On top of all that, there’s also the GMO issue. Salmon are actually the first genetically modified animal intended for human consumption, a development that carries with it a whole raft of concerns about food safety, ethics, local ecosystems, and biodiversity. These new genetically modified fish (called AquAdvantage salmon, because they grow faster than their traditional cousins) aren’t on the market yet, but keep an eye out for them in the future.

Salmon: The Options

Salmon optionsSo how can you get hold of wild-caught salmon that has all the good stuff with less of the bad stuff? It’s actually pretty simple. Most salmon you eat comes from one of three places:

  • The Atlantic Ocean (mostly farmed)
  • The Pacific Ocean (mostly wild-caught, but usually unsustainable)
  • Alaska (mostly wild-caught and reasonably sustainable)

Of these, Alaska is your best bet, for the combination of nutrition and sustainability. A hint for finding wild-caught fish: if you get salmon in a can, it’s almost always wild. This is because farmed fish doesn’t stand up very well to the canning process, so wild-caught is really the only option. It’s convenient for budget-conscious consumers, though, because canned salmon is typically cheaper per pound than even the cheapest fresh fish. For most people, canned salmon is the most affordable way to get all these health benefits, and the convenience is a great additional bonus. If you do have to go with a farmed fish, definitely go with one from the Americas: they’re not fantastic, but they’re a lot better than farmed salmon from Europe.

It’s true that wild-caught fish is more expensive than farmed. But considering the remarkable health benefits of the wild fish, it’s worth your money here to eat salmon less often and make sure to get the good stuff when you do. Remember: you’re voting with your dollars here. If producers see an increased demand for wild salmon, they’ll have an incentive to develop more humane and natural ways of getting the fish from the ocean to your table, but if they see everyone willing to accept an inferior farmed product, they’ll have no reason to change what they’re already doing.

Cooking with Salmon

Once you’ve found the perfect wild salmon, cooking it becomes a choice among so many delicious options that it’s hard to pick just one! For a whole fillet, try lomi lomi salmon, cook it up with cherry tomato salsa and asparagus, or make some salmon tartare if you’re feeling daring. For an interesting change, smoked salmon makes a delicious addition to this “sandwich.”
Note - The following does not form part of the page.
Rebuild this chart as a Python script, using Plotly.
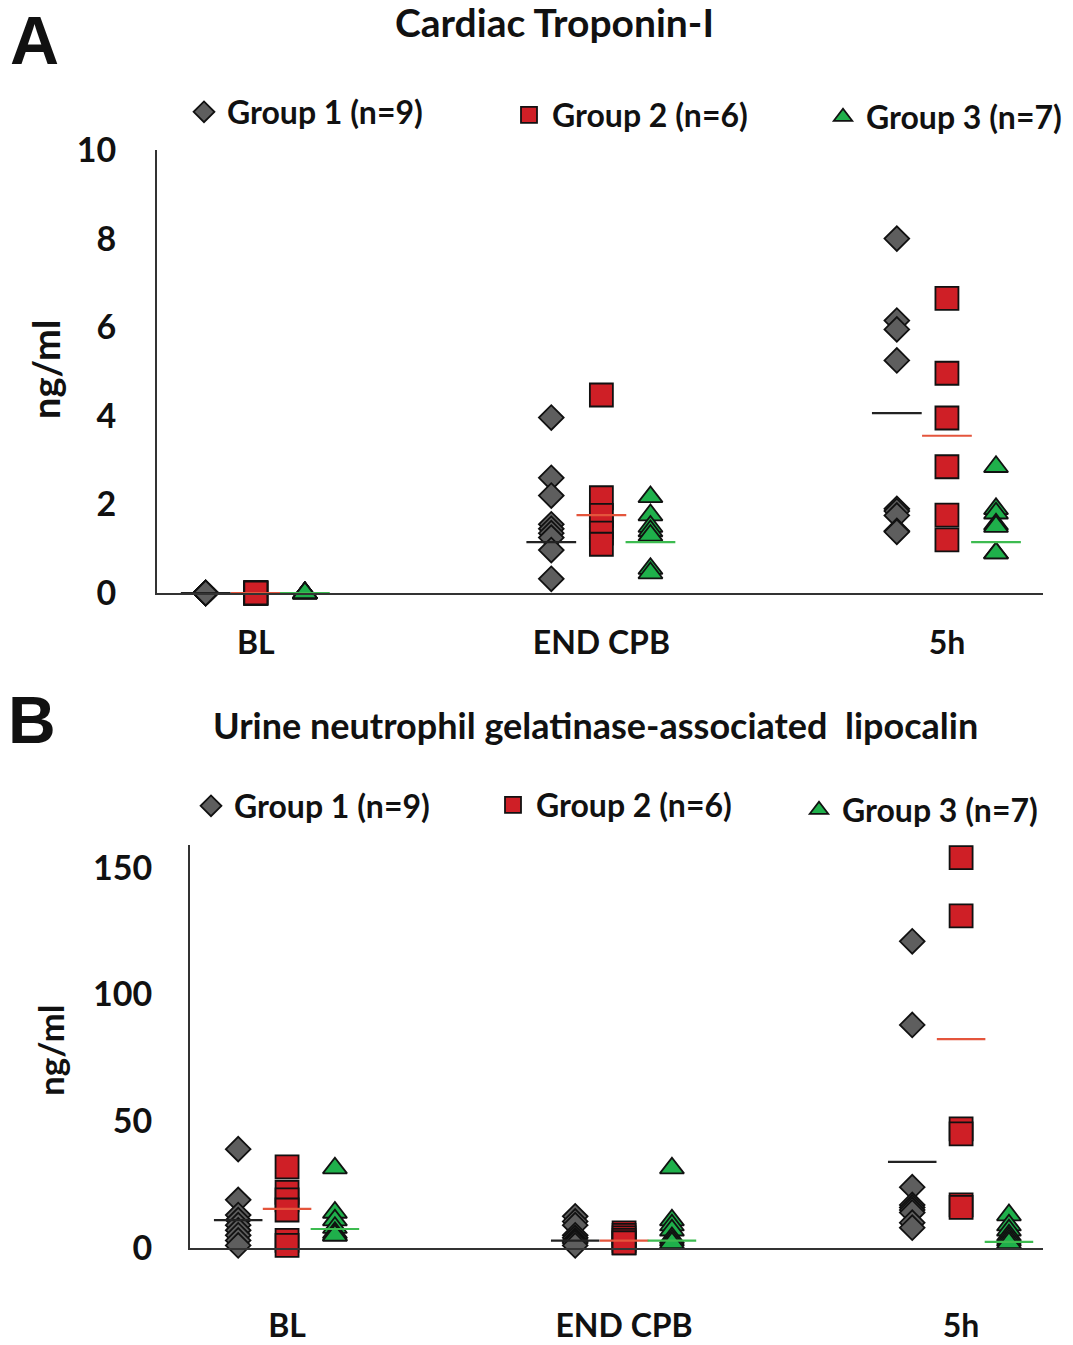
import plotly.graph_objects as go

W, H = 1073, 1345

categories = ["BL", "END CPB", "5h"]
group_names = ["Group 1 (n=9)", "Group 2 (n=6)", "Group 3 (n=7)"]

# Panel A: Cardiac Troponin-I (ng/ml), per category [BL, END CPB, 5h]
tni_group1 = [
    [0, 0, 0, 0, 0, 0, 0, 0, 0],
    [3.96, 2.6, 2.2, 1.55, 1.45, 1.35, 1.25, 0.97, 0.32],
    [8.0, 6.15, 5.95, 5.25, 1.9, 1.85, 1.75, 1.4, 1.38],
]
tni_group2 = [
    [0, 0, 0, 0, 0, 0],
    [4.47, 2.15, 1.75, 1.5, 1.35, 1.1],
    [6.65, 4.96, 3.95, 2.85, 1.76, 1.2],
]
tni_group3 = [
    [0, 0, 0, 0, 0, 0, 0],
    [2.17, 1.76, 1.5, 1.4, 1.3, 0.55, 0.45],
    [2.85, 1.9, 1.8, 1.55, 1.5, 0.9, 0.9],
]
tni_center_g1 = [0, 1.15, 4.06]
tni_center_g2 = [0, 1.76, 3.55]
tni_center_g3 = [0, 1.15, 1.15]
tni_ticks = [0, 2, 4, 6, 8, 10]

# Panel B: Urine NGAL (ng/ml)
ngal_group1 = [
    [39, 19, 13, 11, 9, 7, 5, 3, 1],
    [12.5, 10.5, 9, 5, 4, 3, 2.5, 2, 1],
    [121, 88, 24, 17, 16, 15, 14, 10, 8],
]
ngal_group2 = [
    [32, 22, 19, 15, 3, 1],
    [6, 5, 4, 3, 2, 2],
    [154, 131, 47, 45, 17, 16],
]
ngal_group3 = [
    [31.5, 14, 11, 8, 6, 5, 5],
    [31.5, 11, 9, 7, 4, 3, 2],
    [13, 9, 7, 5, 4, 3, 2],
]
ngal_center_g1 = [11, 2.9, 34]
ngal_center_g2 = [15.4, 2.9, 82.4]
ngal_center_g3 = [7.5, 2.9, 2.4]
ngal_ticks = [0, 50, 100, 150]

# styling
offsets = [-0.145, 0.0, 0.142]
symbols = ["diamond", "square", "triangle-up"]
sizes = [19, 23, 21]
fills = ["#5e5e5e", "#cf1f26", "#1fb04b"]
line_cols = ["#222222", "#e4553c", "#3dbb50"]
half_w = 0.072
FONT = "Lato"

# legend symbol centres (px) for each panel
legA_pos = [(203, 112), (528, 115), (842, 117)]
legB_pos = [(210, 806), (512, 805), (818, 810)]


def px(x, y):
    return x / W, 1 - y / H


fig = go.Figure()


def add_panel(series_list, centers_list, xa, ya, legend_ids):
    for gi, series in enumerate(series_list):
        xs, ys = [], []
        for ci, vals in enumerate(series):
            xs += [ci + offsets[gi]] * len(vals)
            ys += vals
        fig.add_trace(go.Scatter(
            x=xs, y=ys, mode="markers", xaxis=xa, yaxis=ya,
            name=group_names[gi], legend=legend_ids[gi], cliponaxis=False,
            marker=dict(symbol=symbols[gi], size=sizes[gi], color=fills[gi],
                        line=dict(color="#111111", width=1.8)),
        ))
    for gi, centers in enumerate(centers_list):
        lx, ly = [], []
        for ci, c in enumerate(centers):
            lx += [ci + offsets[gi] - half_w, ci + offsets[gi] + half_w, None]
            ly += [c, c, None]
        fig.add_trace(go.Scatter(
            x=lx, y=ly, mode="lines", xaxis=xa, yaxis=ya, showlegend=False,
            cliponaxis=False, line=dict(color=line_cols[gi], width=2.2),
            hoverinfo="skip",
        ))


add_panel([tni_group1, tni_group2, tni_group3],
          [tni_center_g1, tni_center_g2, tni_center_g3], "x", "y",
          ["legend", "legend2", "legend3"])
add_panel([ngal_group1, ngal_group2, ngal_group3],
          [ngal_center_g1, ngal_center_g2, ngal_center_g3], "x2", "y2",
          ["legend4", "legend5", "legend6"])

ytickfont = dict(family=FONT, size=34, color="#111111", weight="bold")
xtickfont = dict(family=FONT, size=32, color="#111111", weight="bold")
axis_common = dict(showline=True, linecolor="#333333", linewidth=2, showgrid=False,
                   zeroline=False, ticks="outside", tickcolor="rgba(0,0,0,0)",
                   fixedrange=True)

legend_font = dict(family=FONT, size=32, color="#111111", weight="bold")
legends = {}
for i, (cx, cy) in enumerate(legA_pos + legB_pos):
    key = "legend" if i == 0 else "legend%d" % (i + 1)
    lx, ly = px(cx - 22, cy)
    legends[key] = dict(x=lx, y=ly, xanchor="left", yanchor="middle", itemwidth=36,
                        font=legend_font, bgcolor="rgba(0,0,0,0)", borderwidth=0)

fig.update_layout(
    width=W, height=H, margin=dict(l=0, r=0, t=0, b=0, autoexpand=False),
    paper_bgcolor="white", plot_bgcolor="white", showlegend=True,
    xaxis=dict(domain=[157 / W, 1043 / W], range=[-0.286, 2.278], tickvals=[0, 1, 2],
               ticktext=categories, ticklen=21, anchor="y", tickfont=xtickfont,
               **axis_common),
    yaxis=dict(domain=[1 - 593 / H, 1 - 150 / H], range=[0, 10], tickvals=tni_ticks,
               ticklen=32, anchor="x", tickfont=ytickfont, **axis_common),
    xaxis2=dict(domain=[190 / W, 1043 / W], range=[-0.288, 2.243], tickvals=[0, 1, 2],
                ticktext=categories, ticklen=49, anchor="y2", tickfont=xtickfont,
                **axis_common),
    yaxis2=dict(domain=[1 - 1248 / H, 1 - 845 / H], range=[0, 159], tickvals=ngal_ticks,
                ticklen=29, anchor="x2", tickfont=ytickfont, **axis_common),
    **legends,
)

ann = []
def add_text(text, x, y, size, family=FONT, angle=0):
    ax, ay = px(x, y)
    ann.append(dict(text=text, x=ax, y=ay, xref="paper", yref="paper", showarrow=False,
                    xanchor="center", yanchor="middle", textangle=angle,
                    font=dict(family=family, size=size, color="#111111", weight="bold")))

add_text("A", 35, 40, 68, family="Liberation Sans")
add_text("B", 32, 720, 66, family="Liberation Sans")
add_text("Cardiac Troponin-I", 554, 22, 39)
add_text("Urine neutrophil gelatinase-associated  lipocalin", 595, 725, 36)
add_text("ng/ml", 45, 370, 38, angle=-90)
add_text("ng/ml", 50, 1050, 35, angle=-90)
fig.update_layout(annotations=ann)

fig.write_html("out.html", config={"displayModeBar": False},
               post_script="document.body.style.margin='0px';")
If you’re going with canned, try your fish on top of a salad like this one. Alternately, you can buy the half-size cans and just bring the whole can to work for a simple but tasty lunch option. Top it off with a little balsamic vinegar and add some vegetables or a piece of fruit to go with it, and you’re all set with a mid-day boost of protein, healthy fat, and nutrients to keep you going through the afternoon. Canned salmon also makes a delicious pantry staple to have waiting in the back of your cupboard just in case you need a quick dinner on the run. No time to cook? No problem; dinner is right there at your fingertips, even faster than a takeout pizza would have gotten there.

The moral of the story: don’t waste your time or your money on farmed fish. It’s just not the same, and it’s also sending a message of support to a cruel and unsustainable fish farming system. But between the nutrition, the convenience, and the delicious taste, wild-caught salmon is one Paleo staple that should definitely be making a regular appearance on your dinner table.